··· Record extracts ···

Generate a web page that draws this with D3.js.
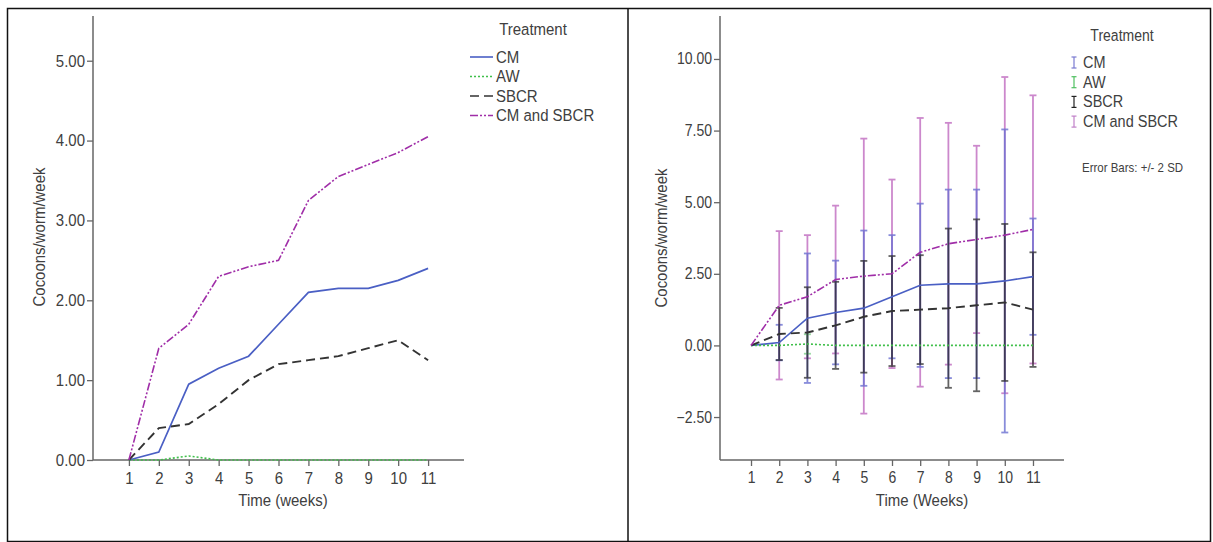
<!DOCTYPE html>
<html>
<head>
<meta charset="utf-8">
<script src="https://cdn.jsdelivr.net/npm/d3@7"></script>
<style>
  body { margin: 0; background: #fff; }
  text { font-family: Arial, "Liberation Sans", sans-serif; fill: #404040; }
</style>
</head>
<body>
<script>
// Data
const weeks = ['1', '2', '3', '4', '5', '6', '7', '8', '9', '10', '11'];
const treatments = ['CM', 'AW', 'SBCR', 'CM and SBCR'];

const cmMean     = [0, 0.10, 0.95, 1.15, 1.30, 1.70, 2.10, 2.15, 2.15, 2.25, 2.40];
const awMean     = [0, 0.00, 0.05, 0.00, 0.00, 0.00, 0.00, 0.00, 0.00, 0.00, 0.00];
const sbcrMean   = [0, 0.40, 0.45, 0.70, 1.00, 1.20, 1.25, 1.30, 1.40, 1.50, 1.25];
const cmSbcrMean = [0, 1.40, 1.70, 2.30, 2.42, 2.50, 3.25, 3.55, 3.70, 3.85, 4.05];

// +/- 2 SD half widths
const cm2sd     = [0, 0.62, 2.26, 1.81, 2.71, 2.15, 2.85, 3.29, 3.29, 5.29, 2.03];
const aw2sd     = [0, 0.00, 0.34, 0.00, 0.00, 0.00, 0.00, 0.00, 0.00, 0.00, 0.00];
const sbcr2sd   = [0, 0.91, 1.58, 1.52, 1.95, 1.92, 1.90, 2.78, 3.00, 2.74, 2.00];
const cmSbcr2sd = [0, 2.59, 2.15, 2.58, 4.80, 3.29, 4.69, 4.22, 3.27, 5.52, 4.68];

const leftTicks  = [0, 1, 2, 3, 4, 5];
const rightTicks = [-2.5, 0, 2.5, 5, 7.5, 10];

const series = [
  { name: treatments[0], mean: cmMean, sd2: cm2sd, color: '#4a5fc4', bar: '#6b70d2', key: '#7a7ad0', barOp: 0.8, dash: null, width: 1.7 },
  { name: treatments[1], mean: awMean, sd2: aw2sd, color: '#3fbf4a', bar: '#6cc87a', key: '#4fc060', barOp: 0.7, dash: '2,2', width: 1.6 },
  { name: treatments[2], mean: sbcrMean, sd2: sbcr2sd, color: '#333333', bar: '#222222', key: '#222222', barOp: 0.7, dash: '9,5', width: 1.9 },
  { name: treatments[3], mean: cmSbcrMean, sd2: cmSbcr2sd, color: '#a02ea8', bar: '#cc88cc', key: '#c080c8', barOp: 1, dash: '8,2,2,2,2,2', width: 1.6 }
];

const stretch = 1.12; // the source text is a little taller than wide

const svg = d3.select('body')
  .append('svg')
  .attr('width', 1213)
  .attr('height', 542);

// outer frame and divider
svg.append('rect')
  .attr('x', 7.5).attr('y', 8.5)
  .attr('width', 1203).attr('height', 533)
  .attr('fill', 'none').attr('stroke', '#111').attr('stroke-width', 1.5);
svg.append('line')
  .attr('x1', 628).attr('x2', 628).attr('y1', 8.5).attr('y2', 541.5)
  .attr('stroke', '#111').attr('stroke-width', 1.5);

const axisColor = '#666';

function label(g, x, y, txt, size, anchor, rot) {
  return g.append('text')
    .attr('transform', `translate(${x},${y})` + (rot ? ` rotate(${rot})` : '') + ` scale(1,${stretch})`)
    .attr('text-anchor', anchor || 'start')
    .style('font-size', size + 'px')
    .text(txt);
}

function drawAxes(g, x, y, yTicks, opt) {
  const [x0, x1] = x.range();
  const [y0, y1] = y.range();

  const yAxis = g.append('g')
    .attr('transform', `translate(${x0},0)`)
    .call(d3.axisLeft(y).tickValues(yTicks).tickFormat(d3.format('.2f')).tickSize(6).tickPadding(2).tickSizeOuter(0));
  yAxis.select('.domain').remove();
  yAxis.selectAll('line').attr('stroke', axisColor).attr('stroke-width', 1.3);
  yAxis.selectAll('text').style('font-size', opt.font + 'px').attr('fill', '#404040')
    .attr('transform', `scale(1,${stretch})`);

  const xAxis = g.append('g')
    .attr('transform', `translate(0,${y0})`)
    .call(d3.axisBottom(x).tickSize(6).tickPadding(4.5).tickSizeOuter(0));
  xAxis.select('.domain').remove();
  xAxis.selectAll('line').attr('stroke', axisColor).attr('stroke-width', 1.3);
  xAxis.selectAll('text').style('font-size', opt.font + 'px').attr('fill', '#404040')
    .attr('transform', `scale(1,${stretch})`);

  // axis lines
  g.append('line').attr('x1', x0).attr('x2', x0).attr('y1', y0).attr('y2', y1)
    .attr('stroke', axisColor).attr('stroke-width', 1.5);
  g.append('line').attr('x1', x0).attr('x2', x1).attr('y1', y0).attr('y2', y0)
    .attr('stroke', axisColor).attr('stroke-width', 1.5);

  label(g, opt.xTitleX, 506, opt.xTitle, 15, 'middle');
  label(g, opt.yTitleX, opt.yTitleY, 'Cocoons/worm/week', 15, 'middle', -90);
}

function drawLines(g, x, y) {
  const line = d3.line()
    .x((d, i) => x(weeks[i]))
    .y(d => y(d));
  series.forEach(s => {
    g.append('path')
      .datum(s.mean)
      .attr('d', line)
      .attr('fill', 'none')
      .attr('stroke', s.color)
      .attr('stroke-width', s.width)
      .attr('stroke-dasharray', s.dash);
  });
}

// ---------- left chart ----------
const xL = d3.scalePoint().domain(weeks).range([93, 464]).padding(1.2);
const yL = d3.scaleLinear().domain([0, 5.56]).range([460, 16]);
const gL = svg.append('g');
drawAxes(gL, xL, yL, leftTicks, { font: 15, xTitle: 'Time (weeks)', xTitleX: 283, yTitleX: 45, yTitleY: 237 });
drawLines(gL, xL, yL);

// left legend
const legL = svg.append('g');
label(legL, 533, 35, 'Treatment', 15, 'middle');
series.forEach((s, i) => {
  const yy = 57 + i * 19.5;
  legL.append('line').attr('x1', 470).attr('x2', 493).attr('y1', yy).attr('y2', yy)
    .attr('stroke', s.color).attr('stroke-width', 1.6).attr('stroke-dasharray', s.dash);
  label(legL, 496, yy + 5.5, s.name, 15);
});

// ---------- right chart ----------
const xR = d3.scalePoint().domain(weeks).range([720, 1064]).padding(1.1);
const yR = d3.scaleLinear().domain([-4, 11.5]).range([460, 16]);
const gR = svg.append('g');
drawAxes(gR, xR, yR, rightTicks, { font: 14, xTitle: 'Time (Weeks)', xTitleX: 922, yTitleX: 667, yTitleY: 238 });

// error bars: pink first, then the others blended over it
const barOrder = [3, 0, 1, 2];
barOrder.forEach(k => {
  const s = series[k];
  const bars = weeks.map((w, i) => ({ w, lo: s.mean[i] - s.sd2[i], hi: s.mean[i] + s.sd2[i], sd: s.sd2[i] }))
    .filter(d => d.sd > 0);
  const gb = gR.append('g').attr('stroke', s.bar).attr('stroke-width', 1.8).attr('opacity', s.barOp);
  gb.selectAll('line.v').data(bars).enter().append('line')
    .attr('x1', d => xR(d.w)).attr('x2', d => xR(d.w))
    .attr('y1', d => yR(d.lo)).attr('y2', d => yR(d.hi));
  gb.selectAll('line.lo').data(bars).enter().append('line')
    .attr('x1', d => xR(d.w) - 3.5).attr('x2', d => xR(d.w) + 3.5)
    .attr('y1', d => yR(d.lo)).attr('y2', d => yR(d.lo));
  gb.selectAll('line.hi').data(bars).enter().append('line')
    .attr('x1', d => xR(d.w) - 3.5).attr('x2', d => xR(d.w) + 3.5)
    .attr('y1', d => yR(d.hi)).attr('y2', d => yR(d.hi));
});
drawLines(gR, xR, yR);

// right legend
const legR = svg.append('g');
label(legR, 1122, 41, 'Treatment', 14, 'middle');
series.forEach((s, i) => {
  const yy = 63 + i * 19.7;
  const gi = legR.append('g').attr('stroke', s.key).attr('stroke-width', 1.2);
  gi.append('line').attr('x1', 1074).attr('x2', 1074).attr('y1', yy - 6).attr('y2', yy + 5);
  gi.append('line').attr('x1', 1071.5).attr('x2', 1076.5).attr('y1', yy - 6).attr('y2', yy - 6);
  gi.append('line').attr('x1', 1071.5).attr('x2', 1076.5).attr('y1', yy + 5).attr('y2', yy + 5);
  label(legR, 1083, yy + 5, s.name, 14.5);
});
label(legR, 1082, 172, 'Error Bars: +/- 2 SD', 11.5);
</script>
</body>
</html>
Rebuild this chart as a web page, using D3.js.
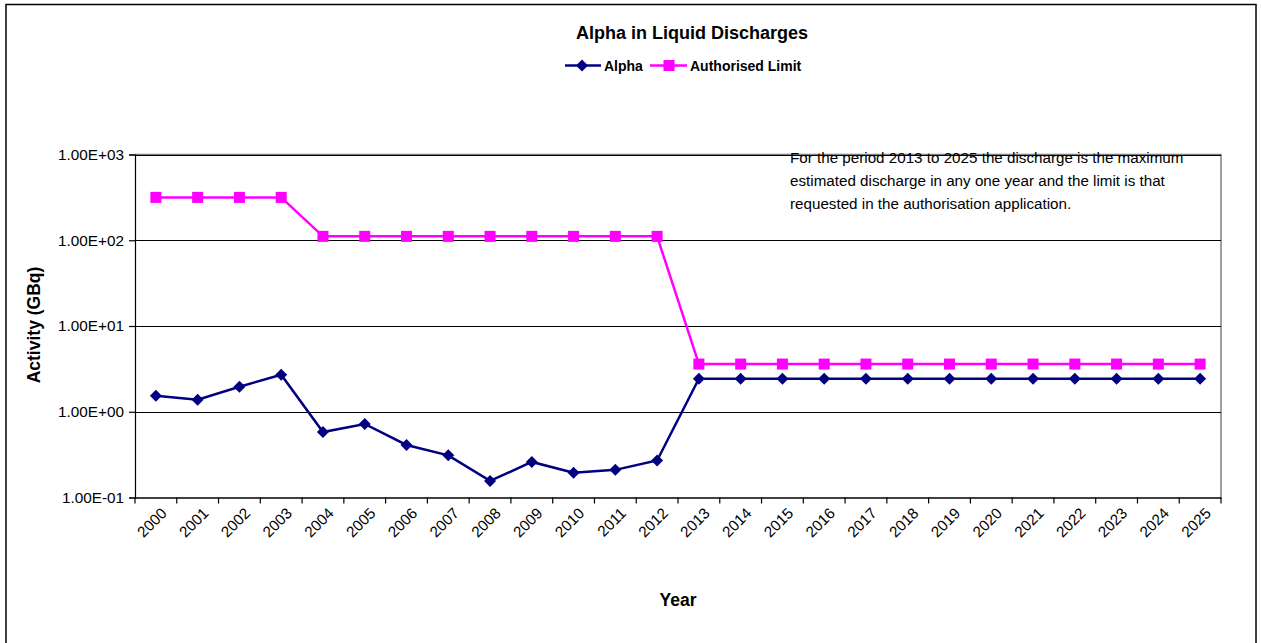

···

#### [What to work on]
Up to and including the line containing "const treatments = ['CM', 'AW', 'SBCR', 'CM", quote each line of the entries above from the very first, please, exactly and without images.

#### [Task result]
Generate a web page that draws this with D3.js.
<!DOCTYPE html>
<html>
<head>
<meta charset="utf-8">
<script src="https://cdn.jsdelivr.net/npm/d3@7"></script>
<style>
  body { margin: 0; background: #fff; }
  text { font-family: Arial, "Liberation Sans", sans-serif; fill: #404040; }
</style>
</head>
<body>
<script>
// Data
const weeks = ['1', '2', '3', '4', '5', '6', '7', '8', '9', '10', '11'];
const treatments = ['CM', 'AW', 'SBCR', 'CM and SBCR'];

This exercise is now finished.